- Born: Australia
- Occupation(s): Writer, filmmaker, film festival director

= Dean Bertram =

Australian writer, filmmaker, and film festival director

Dean Bertram is a freelance writer, filmmaker, and film festival director based in Sydney, Australia. He is the co-founder of A Night of Horror International Film Festival.

== Academic background ==
In 2006, Bertram graduated with a PhD in American cultural history from the University of Sydney. His dissertation, Flying Saucer Culture: An Historical Survey of American UFO Belief, traces and examines the development of UFO belief within the context of American culture and society.

== Freelance writing ==
Bertram has written for a range of publications including The Australian, The Australian Financial Review, People Magazine, IPA Review, 3D World and Fortean Times. Several of his articles are archived online, including a piece on his time studying the Unarius UFO cult, an overview of conspiracy orientated cinema, and an exposé of the fascist ideology that lurks behind The Da Vinci Code. He was a regular contributor and columnist for The Spectator Australia from 2010 to 2014.

== Filmmaking ==
In an interview for the horror news website HorrorScope, Bertram traces his love of the horror genre to having watched John Carpenter's seminal horror film Halloween, at the age of ten. This is the time that Bertram shot his first Super 8 film.

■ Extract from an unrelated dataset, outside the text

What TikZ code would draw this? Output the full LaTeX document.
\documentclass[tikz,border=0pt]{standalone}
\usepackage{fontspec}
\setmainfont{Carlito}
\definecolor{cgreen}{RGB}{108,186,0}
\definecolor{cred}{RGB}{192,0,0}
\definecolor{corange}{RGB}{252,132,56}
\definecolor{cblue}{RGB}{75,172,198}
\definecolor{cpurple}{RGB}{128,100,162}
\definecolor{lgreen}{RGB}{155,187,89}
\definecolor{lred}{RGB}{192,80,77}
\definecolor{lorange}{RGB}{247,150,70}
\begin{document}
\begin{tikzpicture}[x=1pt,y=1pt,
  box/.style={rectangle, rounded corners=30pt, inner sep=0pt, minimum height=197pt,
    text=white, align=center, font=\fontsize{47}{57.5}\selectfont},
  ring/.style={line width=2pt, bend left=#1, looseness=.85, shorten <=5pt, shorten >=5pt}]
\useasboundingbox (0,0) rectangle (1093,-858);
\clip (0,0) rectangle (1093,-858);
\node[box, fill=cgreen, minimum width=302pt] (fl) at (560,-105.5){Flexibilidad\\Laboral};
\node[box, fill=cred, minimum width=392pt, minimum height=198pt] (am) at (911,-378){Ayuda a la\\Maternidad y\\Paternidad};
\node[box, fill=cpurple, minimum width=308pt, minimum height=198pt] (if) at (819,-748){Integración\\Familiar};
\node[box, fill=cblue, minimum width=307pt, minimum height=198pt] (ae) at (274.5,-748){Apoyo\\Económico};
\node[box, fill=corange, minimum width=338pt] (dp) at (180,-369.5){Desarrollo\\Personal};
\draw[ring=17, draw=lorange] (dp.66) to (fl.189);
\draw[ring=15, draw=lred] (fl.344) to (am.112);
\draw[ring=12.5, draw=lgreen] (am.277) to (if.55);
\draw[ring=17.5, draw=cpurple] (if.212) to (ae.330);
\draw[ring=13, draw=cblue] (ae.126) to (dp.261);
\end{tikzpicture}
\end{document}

His two most recent short films are Annie Get Your Whale Boy (2004) and Foresta Rossa (2006).

In February 2008, he completed principal photography on his first feature film Sick Day. Bertram who wrote the film, co-directed it with his brother Grant. As of June 2008, Sick Day is still in post-production.

== A Night of Horror International Film Festival ==
Bertram founded A Night of Horror International Film Festival, along with Lisa Mitchell and Grant Bertram in 2006. Bertram and Mitchell remain the festival's directors.